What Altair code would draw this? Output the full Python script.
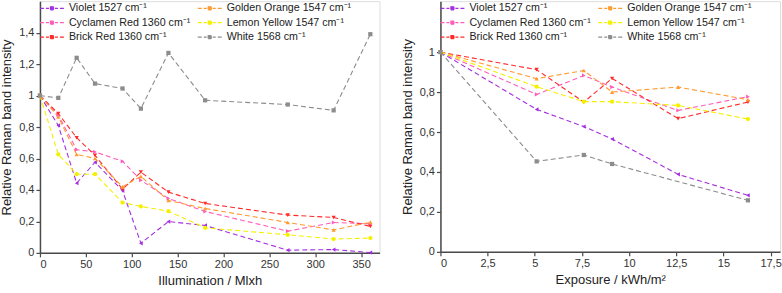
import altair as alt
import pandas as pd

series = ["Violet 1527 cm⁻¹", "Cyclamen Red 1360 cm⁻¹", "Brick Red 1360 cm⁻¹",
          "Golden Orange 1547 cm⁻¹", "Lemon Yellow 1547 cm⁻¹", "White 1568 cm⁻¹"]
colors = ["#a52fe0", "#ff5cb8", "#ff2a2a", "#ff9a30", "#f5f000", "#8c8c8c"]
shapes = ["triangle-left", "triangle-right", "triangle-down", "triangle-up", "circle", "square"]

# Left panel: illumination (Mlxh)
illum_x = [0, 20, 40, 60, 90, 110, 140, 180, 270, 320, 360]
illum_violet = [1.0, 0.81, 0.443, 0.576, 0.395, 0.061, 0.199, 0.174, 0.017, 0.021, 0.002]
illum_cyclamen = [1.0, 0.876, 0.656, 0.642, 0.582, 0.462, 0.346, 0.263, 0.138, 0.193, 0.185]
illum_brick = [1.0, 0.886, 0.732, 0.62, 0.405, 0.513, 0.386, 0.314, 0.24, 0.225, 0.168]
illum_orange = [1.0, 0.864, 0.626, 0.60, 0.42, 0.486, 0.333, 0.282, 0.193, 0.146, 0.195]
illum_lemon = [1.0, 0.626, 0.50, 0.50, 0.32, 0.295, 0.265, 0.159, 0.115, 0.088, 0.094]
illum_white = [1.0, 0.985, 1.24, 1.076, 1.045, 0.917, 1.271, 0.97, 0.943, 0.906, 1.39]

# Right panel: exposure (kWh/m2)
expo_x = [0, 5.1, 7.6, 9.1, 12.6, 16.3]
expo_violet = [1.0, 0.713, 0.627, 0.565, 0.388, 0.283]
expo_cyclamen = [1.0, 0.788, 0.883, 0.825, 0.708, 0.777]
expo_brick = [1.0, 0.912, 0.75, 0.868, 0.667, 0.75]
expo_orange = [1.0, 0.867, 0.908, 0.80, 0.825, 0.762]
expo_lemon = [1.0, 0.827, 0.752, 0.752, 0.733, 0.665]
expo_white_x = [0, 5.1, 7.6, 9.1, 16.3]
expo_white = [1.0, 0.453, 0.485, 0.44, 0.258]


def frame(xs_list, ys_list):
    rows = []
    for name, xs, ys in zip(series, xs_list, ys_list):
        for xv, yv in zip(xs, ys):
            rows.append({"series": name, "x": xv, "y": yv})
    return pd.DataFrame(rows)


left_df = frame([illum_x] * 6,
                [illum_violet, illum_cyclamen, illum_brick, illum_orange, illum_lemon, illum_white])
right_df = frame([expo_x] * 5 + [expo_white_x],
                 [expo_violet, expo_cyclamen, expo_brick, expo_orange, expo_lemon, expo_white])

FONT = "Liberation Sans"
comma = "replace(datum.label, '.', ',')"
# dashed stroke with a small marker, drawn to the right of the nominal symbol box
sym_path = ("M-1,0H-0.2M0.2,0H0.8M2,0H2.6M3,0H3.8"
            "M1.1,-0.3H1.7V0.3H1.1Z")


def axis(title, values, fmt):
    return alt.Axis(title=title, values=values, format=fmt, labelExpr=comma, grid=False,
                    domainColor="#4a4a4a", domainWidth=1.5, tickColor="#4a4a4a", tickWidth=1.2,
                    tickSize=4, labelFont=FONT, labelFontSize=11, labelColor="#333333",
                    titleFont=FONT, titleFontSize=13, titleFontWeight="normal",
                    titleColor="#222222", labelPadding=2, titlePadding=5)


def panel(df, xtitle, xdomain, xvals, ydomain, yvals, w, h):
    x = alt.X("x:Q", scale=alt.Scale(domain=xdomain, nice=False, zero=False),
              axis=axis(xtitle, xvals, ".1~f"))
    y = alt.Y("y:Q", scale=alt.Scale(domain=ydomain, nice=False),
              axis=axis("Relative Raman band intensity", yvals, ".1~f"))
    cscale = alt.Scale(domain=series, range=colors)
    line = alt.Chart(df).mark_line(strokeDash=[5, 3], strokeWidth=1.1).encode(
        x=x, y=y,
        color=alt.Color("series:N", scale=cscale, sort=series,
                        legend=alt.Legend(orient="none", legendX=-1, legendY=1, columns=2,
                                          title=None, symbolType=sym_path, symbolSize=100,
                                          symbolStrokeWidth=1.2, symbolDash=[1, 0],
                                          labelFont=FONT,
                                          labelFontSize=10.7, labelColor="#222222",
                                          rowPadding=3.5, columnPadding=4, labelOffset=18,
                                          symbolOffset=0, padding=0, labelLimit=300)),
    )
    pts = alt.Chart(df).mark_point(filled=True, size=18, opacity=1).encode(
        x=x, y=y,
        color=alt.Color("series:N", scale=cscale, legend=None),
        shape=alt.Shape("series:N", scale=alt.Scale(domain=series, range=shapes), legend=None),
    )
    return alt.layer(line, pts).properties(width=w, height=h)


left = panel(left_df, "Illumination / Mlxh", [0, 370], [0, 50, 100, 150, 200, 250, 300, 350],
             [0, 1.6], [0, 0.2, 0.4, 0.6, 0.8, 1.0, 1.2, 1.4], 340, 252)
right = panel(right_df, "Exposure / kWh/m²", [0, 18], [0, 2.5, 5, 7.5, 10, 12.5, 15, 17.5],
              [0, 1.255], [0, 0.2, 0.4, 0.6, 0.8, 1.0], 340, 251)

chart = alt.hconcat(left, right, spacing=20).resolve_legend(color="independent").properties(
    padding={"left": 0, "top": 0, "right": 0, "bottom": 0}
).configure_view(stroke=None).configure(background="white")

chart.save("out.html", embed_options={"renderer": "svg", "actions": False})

# [GIVEN INSTRUCTION]
Make an exact copy of the lines from the top of the material through the line with "expo_white = [1.0, 0.453, 0.485, 0.44, 0.258]", pictures excluded.

# [ANSWER]
What Altair code would draw this? Output the full Python script.
import altair as alt
import pandas as pd

series = ["Violet 1527 cm⁻¹", "Cyclamen Red 1360 cm⁻¹", "Brick Red 1360 cm⁻¹",
          "Golden Orange 1547 cm⁻¹", "Lemon Yellow 1547 cm⁻¹", "White 1568 cm⁻¹"]
colors = ["#a52fe0", "#ff5cb8", "#ff2a2a", "#ff9a30", "#f5f000", "#8c8c8c"]
shapes = ["triangle-left", "triangle-right", "triangle-down", "triangle-up", "circle", "square"]

# Left panel: illumination (Mlxh)
illum_x = [0, 20, 40, 60, 90, 110, 140, 180, 270, 320, 360]
illum_violet = [1.0, 0.81, 0.443, 0.576, 0.395, 0.061, 0.199, 0.174, 0.017, 0.021, 0.002]
illum_cyclamen = [1.0, 0.876, 0.656, 0.642, 0.582, 0.462, 0.346, 0.263, 0.138, 0.193, 0.185]
illum_brick = [1.0, 0.886, 0.732, 0.62, 0.405, 0.513, 0.386, 0.314, 0.24, 0.225, 0.168]
illum_orange = [1.0, 0.864, 0.626, 0.60, 0.42, 0.486, 0.333, 0.282, 0.193, 0.146, 0.195]
illum_lemon = [1.0, 0.626, 0.50, 0.50, 0.32, 0.295, 0.265, 0.159, 0.115, 0.088, 0.094]
illum_white = [1.0, 0.985, 1.24, 1.076, 1.045, 0.917, 1.271, 0.97, 0.943, 0.906, 1.39]

# Right panel: exposure (kWh/m2)
expo_x = [0, 5.1, 7.6, 9.1, 12.6, 16.3]
expo_violet = [1.0, 0.713, 0.627, 0.565, 0.388, 0.283]
expo_cyclamen = [1.0, 0.788, 0.883, 0.825, 0.708, 0.777]
expo_brick = [1.0, 0.912, 0.75, 0.868, 0.667, 0.75]
expo_orange = [1.0, 0.867, 0.908, 0.80, 0.825, 0.762]
expo_lemon = [1.0, 0.827, 0.752, 0.752, 0.733, 0.665]
expo_white_x = [0, 5.1, 7.6, 9.1, 16.3]
expo_white = [1.0, 0.453, 0.485, 0.44, 0.258]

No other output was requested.